All you got to do is know the block number that it was published on.
Maybe you could even have the "speciality purpose software" published in the bitcoin blockchain itself.
It might still be "illegal", but the purpose is not to be 100% bullet proof.
The purpose is to make enforcement so expensive as to be impractical.
I am glad that you brought up bittorrent, though.
Bittorrent and torrents in general is a great example of how you can spend billions trying to enforce copyright law, and yet free Game of Thrones episodes are still a click away, for me.
Technical solutions to fighting DMCA have worked extraordinarily well.
The copyright lobby has massively failed to achieve its goals.
> All you got to do is know the block number that it was published on.
> Maybe you could even have the "speciality purpose software" published in the bitcoin blockchain itself.
Okay, and how is your web browser going to access that list? At some point there has to be a path from the "anonymous" blockchain to your browser, and that's who will get sued.
> The purpose is to make enforcement so expensive as to be impractical.

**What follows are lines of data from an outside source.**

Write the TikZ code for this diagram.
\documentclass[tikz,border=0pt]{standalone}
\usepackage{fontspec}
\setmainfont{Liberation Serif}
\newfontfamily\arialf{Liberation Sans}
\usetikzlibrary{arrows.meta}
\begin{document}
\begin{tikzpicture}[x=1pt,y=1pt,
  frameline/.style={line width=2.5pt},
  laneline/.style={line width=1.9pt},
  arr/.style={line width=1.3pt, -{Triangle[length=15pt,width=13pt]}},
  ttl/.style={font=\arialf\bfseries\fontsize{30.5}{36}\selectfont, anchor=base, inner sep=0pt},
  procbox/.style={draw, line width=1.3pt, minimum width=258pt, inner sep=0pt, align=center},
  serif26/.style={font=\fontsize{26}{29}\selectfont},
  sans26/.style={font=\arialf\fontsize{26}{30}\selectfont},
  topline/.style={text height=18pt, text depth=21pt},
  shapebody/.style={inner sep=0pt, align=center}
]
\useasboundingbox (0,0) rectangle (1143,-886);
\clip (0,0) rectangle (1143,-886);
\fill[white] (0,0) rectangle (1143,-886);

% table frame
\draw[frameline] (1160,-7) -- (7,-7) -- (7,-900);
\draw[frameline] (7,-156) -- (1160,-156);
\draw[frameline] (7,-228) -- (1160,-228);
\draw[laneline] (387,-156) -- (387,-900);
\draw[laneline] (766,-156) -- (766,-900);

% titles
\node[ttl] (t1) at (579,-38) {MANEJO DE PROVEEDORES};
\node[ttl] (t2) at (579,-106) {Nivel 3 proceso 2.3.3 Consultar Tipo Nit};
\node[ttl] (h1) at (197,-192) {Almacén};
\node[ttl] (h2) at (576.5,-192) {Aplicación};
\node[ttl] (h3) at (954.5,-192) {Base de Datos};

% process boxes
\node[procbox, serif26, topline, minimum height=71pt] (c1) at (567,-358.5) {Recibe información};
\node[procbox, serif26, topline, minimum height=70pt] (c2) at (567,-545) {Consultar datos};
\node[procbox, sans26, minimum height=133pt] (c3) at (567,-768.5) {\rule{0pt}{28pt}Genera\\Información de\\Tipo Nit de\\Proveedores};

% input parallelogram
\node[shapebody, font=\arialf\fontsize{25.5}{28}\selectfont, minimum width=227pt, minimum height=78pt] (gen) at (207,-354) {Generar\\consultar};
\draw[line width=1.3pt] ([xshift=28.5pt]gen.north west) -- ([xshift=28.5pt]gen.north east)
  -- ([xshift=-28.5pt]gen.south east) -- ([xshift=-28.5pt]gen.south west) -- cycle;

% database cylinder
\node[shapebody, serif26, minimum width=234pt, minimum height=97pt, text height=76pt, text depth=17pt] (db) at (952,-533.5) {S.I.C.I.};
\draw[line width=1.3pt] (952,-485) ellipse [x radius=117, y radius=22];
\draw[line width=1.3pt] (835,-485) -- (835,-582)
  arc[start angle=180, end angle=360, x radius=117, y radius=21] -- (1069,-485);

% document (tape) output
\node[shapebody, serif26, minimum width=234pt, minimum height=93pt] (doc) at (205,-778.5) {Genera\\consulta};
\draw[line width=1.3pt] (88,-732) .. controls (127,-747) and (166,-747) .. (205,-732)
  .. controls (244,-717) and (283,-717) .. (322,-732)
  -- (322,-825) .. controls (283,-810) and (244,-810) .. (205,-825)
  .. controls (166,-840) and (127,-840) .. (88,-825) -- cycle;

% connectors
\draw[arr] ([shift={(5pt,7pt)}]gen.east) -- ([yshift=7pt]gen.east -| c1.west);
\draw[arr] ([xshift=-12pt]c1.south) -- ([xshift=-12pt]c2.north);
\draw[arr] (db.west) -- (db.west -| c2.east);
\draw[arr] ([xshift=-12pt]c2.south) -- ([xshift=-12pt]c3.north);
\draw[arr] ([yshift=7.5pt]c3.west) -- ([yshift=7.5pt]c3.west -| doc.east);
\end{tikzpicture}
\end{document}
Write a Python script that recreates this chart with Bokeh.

I still think you're trying to solve the wrong problem. Breaking the law doesn't help your cause. You need to challenge people who are abusing laws, because that's how you actually make a change in this arena.
> Bittorrent and torrents in general is a great example of how you can spend billions trying to enforce copyright law, and yet free Game of Thrones episodes are still a click away, for me.
> The copyright lobby has massively failed to achieve its goals.
That's an incredibly optimistic view. The copyright lobby has successfully managed to create the most pervasive DRM systems in existence thanks to the threat of "piracy", including EME. While a large number of people still torrent, the copyright lobby has managed to smear the entire technology. Who distributes their own content via BitTorrent? Almost nobody (distributions are the only example I can think of).
That doesn't sound like success from our side to me. In Australia, ISPs will DNS-block torrenting websites and also null-route any torrent traffic.
Through blockchain.info, which is also the perfect tool for law enforcers to track possibly fraudulent money transactions, so they can't do without it.
> You need to challenge people who are abusing laws, because that's how you actually make a change in this arena.
Why choose? We can do both. EFF has expanded in parallel to TOR development. That's nothing uncommon. Plus, it's a huge argument for political groups to be able to say : "we can fight this through technical tools that we already have, but we want to find a peaceful solution with you". You don't negotiate when you can't achieve anything the other side doesn't want.
> Who distributes their own content via BitTorrent?
There's at least Blizzard that I noticed, I suppose others as well. The thing is that they don't advertise it - why would they? It's an implementation detail (built in their client). But I think of bittorrent legacy as way more than that. I'm not sure we would have had Spotify and Netflix without it. Sure, there are DRM, now. But music and movies are now affordable. Everybody wins, which is the desired end result.
Regarding ads, how could everybody win? There's one thing people made clear : they hate ads. So instead of fighting adblockers, ad industry should find a way to allow people to discover products without annoying them. For now, some prefer to fight adblockers with legal tools. We're entitled to answer with means just as aggressive, while still maintaining discussion channels with opposite side.